Eco-conscious travellers have the opportunity to actively contribute to local communities by participating in harvest activities too. Whether it's picking grapes for wine production, harvesting apples, or digging up potatoes, this hands-on engagement not only provides insight into traditional practices but also fosters a sense of connection to the land and its people. 


Work with local artisans 


Armenia is well known for its artisans who make khachkars, unique-to-Armenia carved cross-stone steles, silver and copper jewellery, folk dolls, pottery, carpet-weaving and much, much more! Instead of purchasing mass-produced souvenirs, support local craftsmen and even get your hands dirty in the workshop alongside them! 

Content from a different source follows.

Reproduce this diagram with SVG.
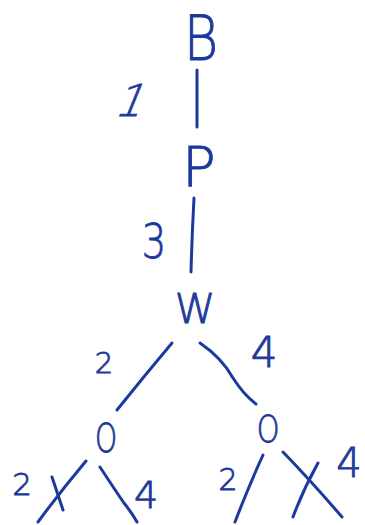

The Smithsonian Museum in Washington, D.C. has put together a curated starter list of unique experiences to check out in various parts of Armenia alongside local masters. 


The item you bring home from this sort of immersive experience will mean so much more to you than something you simply bought. You’ll have a story to tell about it! 


Here’s our last word of advice. If you’re an ecotourist, be open to the unexpected in Armenia! The more you engage with locals, and the more time you spend outside of Yerevan in the regions and villages, the more memorable and meaningful your experience will be.